Compelling news from the refugee and migrant sector
Print Friendly, PDF & Email

Sun shines finally on Persian chef

18 April 20240 comments

Twelve years after he fled Iran in fear of his life Melbourne chef and humanitarian Hamed Allahyari can now call Australia his forever home.

As asylum seekers, Hamed and his family lived in limbo as they tried to rebuild their lives in Australia.

Recently, he was granted permanent residency and is now able to plan his future.
For Hamed that means opening his second café.

For five years, he has been running the Salamatea Café in Sunshine, a social enterprise that employs other refugees and new migrants.

Now, he plans to open Sunshine Kababi, a traditional Iranian char grill.

“The feeling is great at the moment. It’s good to get my residency and I’m really excited about our new restaurant,” he said.

“We have a grand opening coming up soon. The place will have the vibe of Iranian street food of 25 years ago.

“We will have great food but also beautiful décor, produce by an interior designer.

“And it means we will be able to offer opportunities to even more people. Over the past five years at Salamatea, we have trained 55 people in hospitality.

“People new to this country can find it hard to get job because they have no local experience, so we have been offering job opportunities and training to refugees and new migrants.

“For me, it is way of giving back because I was given opportunities when I first arrived in Australia.”

Apart from his cafes, Hamed has produced a cookbook called Salamati and he runs cooking classes.

He also has a catering business and was a food and hospitality provider at the Australian Open tennis tournament.

In 2012 Hamed was running a traditional Persian restaurant in Tehran when he fell foul of the morality police.

The police were told he had abandoned the Islamic faith, the compulsory religion of theocratic Iran, and Hamed was forced to flee with his wife, who was four months pregnant at the time.

“When I was 19 years old, I became an atheist.
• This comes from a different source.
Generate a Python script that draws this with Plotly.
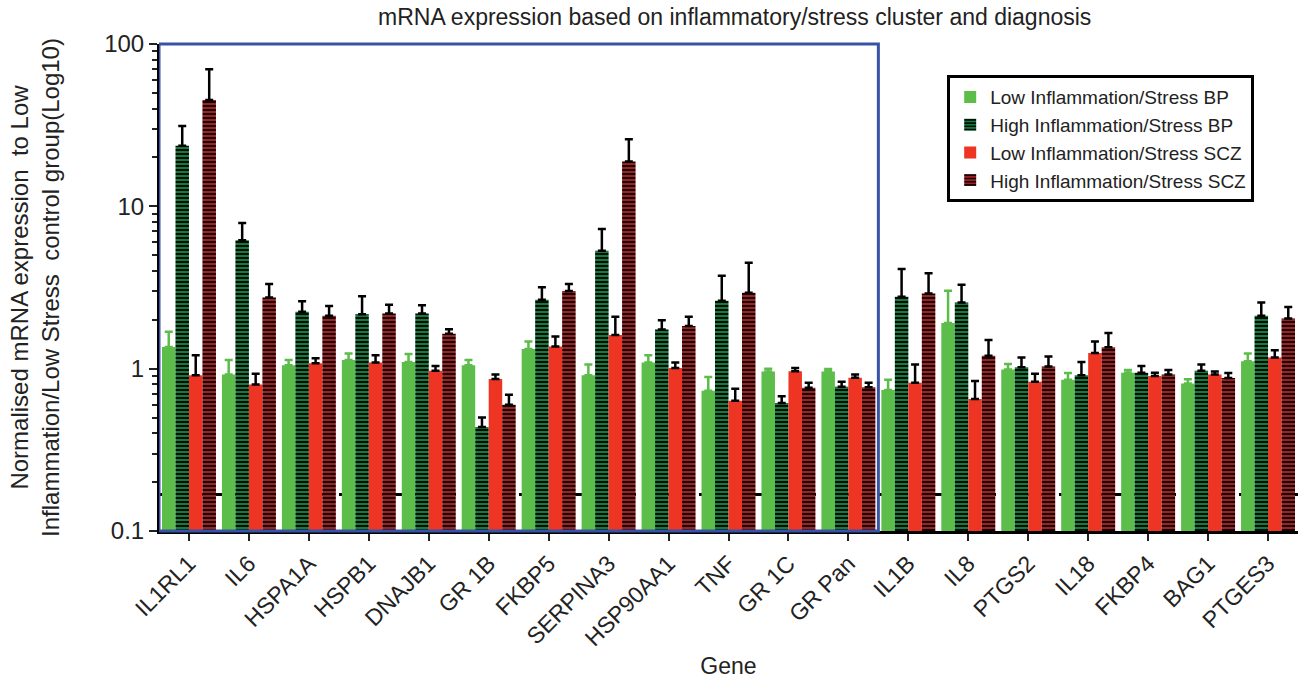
import plotly.graph_objects as go

genes = ["IL1RL1", "IL6", "HSPA1A", "HSPB1", "DNAJB1", "GR 1B", "FKBP5", "SERPINA3",
         "HSP90AA1", "TNF", "GR 1C", "GR Pan", "IL1B", "IL8", "PTGS2", "IL18",
         "FKBP4", "BAG1", "PTGES3"]

series_names = ["Low Inflammation/Stress BP", "High Inflammation/Stress BP",
                "Low Inflammation/Stress SCZ", "High Inflammation/Stress SCZ"]

low_bp = [1.36, 0.92, 1.05, 1.13, 1.10, 1.05, 1.32, 0.91, 1.09, 0.73, 0.96, 0.96,
          0.74, 1.91, 0.99, 0.855, 0.945, 0.81, 1.11]
low_bp_upper = [1.69, 1.13, 1.13, 1.24, 1.23, 1.13, 1.47, 1.06, 1.21, 0.89, 1.00, 0.995,
                0.855, 3.02, 1.07, 0.94, 0.98, 0.86, 1.24]

high_bp = [23.6, 6.18, 2.24, 2.16, 2.19, 0.437, 2.66, 5.33, 1.74, 2.62, 0.615, 0.775,
           2.77, 2.56, 1.02, 0.91, 0.945, 0.97, 2.12]
high_bp_upper = [31.3, 7.9, 2.6, 2.79, 2.46, 0.50, 3.17, 7.26, 1.99, 3.74, 0.676, 0.83,
                 4.11, 3.29, 1.17, 1.10, 1.04, 1.06, 2.56]

low_scz = [0.91, 0.80, 1.08, 1.09, 0.97, 0.865, 1.37, 1.61, 1.01, 0.635, 0.964, 0.88,
           0.82, 0.65, 0.83, 1.25, 0.90, 0.92, 1.17]
low_scz_upper = [1.21, 0.93, 1.16, 1.21, 1.04, 0.92, 1.58, 2.09, 1.09, 0.753, 1.01, 0.92,
                 1.06, 0.84, 0.93, 1.47, 0.945, 0.96, 1.30]

high_scz = [45.2, 2.74, 2.12, 2.19, 1.64, 0.60, 3.01, 18.9, 1.83, 2.94, 0.764, 0.767,
            2.90, 1.20, 1.03, 1.355, 0.92, 0.877, 2.04]
high_scz_upper = [70.0, 3.32, 2.43, 2.48, 1.75, 0.69, 3.32, 25.9, 2.09, 4.5, 0.82, 0.82,
                  3.87, 1.50, 1.19, 1.66, 0.98, 0.94, 2.40]

reference_level = 0.168
boxed_genes = 12

y_tickvals = [0.1, 1, 10, 100]
y_ticktext = ["0.1", "1", "10", "100"]
y_minor = [m * 10 ** e for e in (-1, 0, 1) for m in range(2, 10)]

LIGHT_GREEN = "#5cbd4b"
DARK_GREEN = "#147b3f"
RED = "#ee3524"
DARK_RED = "#a31f22"
FONT = "Liberation Sans, Arial, sans-serif"
TXT = "#222222"

values = [low_bp, high_bp, low_scz, high_scz]
uppers = [low_bp_upper, high_bp_upper, low_scz_upper, high_scz_upper]
colors = [LIGHT_GREEN, DARK_GREEN, RED, DARK_RED]
striped = [False, True, False, True]
err_colors = [LIGHT_GREEN, "black", "black", "black"]

fig = go.Figure()
for name, vals, ups, col, st, ec in zip(series_names, values, uppers, colors, striped, err_colors):
    marker = dict(color=col, line=dict(width=0))
    if st:
        marker["pattern"] = dict(shape="-", fgcolor="black", bgcolor=col,
                                 size=4, solidity=0.45, fillmode="replace")
    fig.add_trace(go.Bar(
        x=genes, y=vals, name=name, marker=marker,
        error_y=dict(type="data", symmetric=False,
                     array=[u - v for u, v in zip(ups, vals)],
                     arrayminus=[0] * len(vals),
                     color=ec, thickness=2.5, width=4),
    ))

fig.add_shape(type="line", xref="x", yref="y", x0=-0.5, x1=len(genes) - 0.5,
              y0=reference_level, y1=reference_level,
              line=dict(color="black", width=3, dash="dash"), layer="below")
fig.add_shape(type="rect", xref="x", yref="paper", x0=-0.5, x1=boxed_genes - 0.5,
              y0=0, y1=1, line=dict(color="#3953a4", width=3), layer="above")

fig.update_layout(
    width=1298, height=686, autosize=False,
    paper_bgcolor="white", plot_bgcolor="white",
    margin=dict(l=159, r=0, t=44, b=155, autoexpand=False),
    barmode="group", bargap=0.1, bargroupgap=0,
    font=dict(family=FONT, color=TXT),
    title=dict(text="mRNA expression based on inflammatory/stress cluster and diagnosis",
               x=0.566, xanchor="center", y=0.975, yanchor="middle",
               font=dict(size=23, family=FONT, color=TXT)),
    legend=dict(x=0.692, xanchor="left", y=0.936, yanchor="top",
                bgcolor="white", bordercolor="black", borderwidth=3,
                font=dict(size=19, family=FONT, color=TXT)),
    xaxis=dict(range=[-0.5, len(genes) - 0.5], tickangle=-45, automargin=False,
               showline=True, linecolor="black", linewidth=3,
               ticks="outside", ticklen=7, tickwidth=2, tickcolor=TXT,
               tickfont=dict(size=23, family=FONT, color=TXT),
               title=dict(text="Gene", font=dict(size=23, family=FONT, color=TXT), standoff=8),
               showgrid=False, zeroline=False),
    yaxis=dict(type="log", range=[-1, 2], automargin=False,
               tickvals=y_tickvals, ticktext=y_ticktext,
               showline=True, linecolor="black", linewidth=2,
               ticks="outside", ticklen=8, tickwidth=2, tickcolor=TXT,
               minor=dict(tickvals=y_minor, ticks="outside", ticklen=5,
                          tickwidth=1.5, tickcolor=TXT, showgrid=False),
               tickfont=dict(size=24, family=FONT, color=TXT),
               title=dict(text="Normalised mRNA expression  to Low<br>Inflammation/Low Stress  control group(Log10)",
                          font=dict(size=24, family=FONT, color=TXT), standoff=38),
               showgrid=False, zeroline=False),
)

fig.write_html("out.html", config={"displayModeBar": False},
               post_script="document.body.style.margin='0px';document.body.style.overflow='hidden';")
In my country, you are not allowed to do that and if the government finds out, you are going to be in jail or maybe they hang you,” Hamed said.

“So, couldn’t tell anyone but finally someone reported me, and the government found out and I left my country and left everything behind and came to Australia,” he said.

After making their way to Indonesia, the couple crammed into a small boat with 118 other people setting sail for Australia.

“We were on the ocean for 38 hours and we arrived on Christmas Island. We were lucky because the ocean was flat, not rough,” Hamed said.

“It was nighttime, about 3am, it was so scary, but I decided to get on the boat because I would have rather died on the ocean than die with my government. I said that to myself to make myself calm,” he said.

They ended up in detention on Christmas Island for five months before being given bridging visas and pair heading to Melbourne.

It was two more years before Hamed was able to secure a work visa, but despite approaching dozens of restaurants, he couldn’t find a job.

“It was not nice going around all of those restaurants and having people say ‘no’,” he said.

“If you have a job, you are making money, you can buy your things, you meet people and become part of a community,” Hamed said.

Eventually, while volunteering at the Asylum Seeker Resource Centre (ASRC), he found paid work with Free to Feed, a pop-up cooking school where all classes are run by asylum seekers and refugees.

Since then, his life in Australia has been defined by food.

At the ASRC he met his business partner, fellow volunteer Jen Morillas. On a mission to help other refugees and asylum seekers find work, they opened Cafe Sunshine & Salamatea in July, just over the road from the Sunshine train station.

The pair spent weeks making transforming a former West African cafe into their own creation, painting and installing custom-built furniture.

“I didn’t have work rights or study rights on my visa when I arrived and for two years. It was very difficult,” Hamed said.

“After I received my work rights, I realised my background was cooking and in my country I had my own restaurant, so I thought I would go and find a job somewhere in the city.
“I made my own CV, and I went to different restaurants talking to managers and owners. I knew all Iranian food and some Middle Eastern food, and I had lots of experience.

“The problem in those days was my level of English language. When I came to Australia, all I could say in English was ‘hello, how are you?’

“Some of the restaurants said they couldn’t take me because I didn’t have references or qualifications, so I couldn’t find a job.

“One person out of 50 called me back to say he had a job for me Friday and Saturday night, but it was washing dishes for $8 an hour.

“I was lucky to get that phone call because after that, I just gave up on the idea of going to a restaurant and I started volunteering so that I could have a reference.

“I volunteered at the ASRC in Footscray, and I was cooking for 200 people and I was cooking Iranian food.

“People would come to me and ask me about the food. I found out that not many Australians have tried Persian or Iranian food.

“Then one of my friends from the volunteering told me about a job opportunity for paid work at Free to Feed, a social enterprise in Northcote.

“That was the start of my professional food journey in Australia,” Hamed said.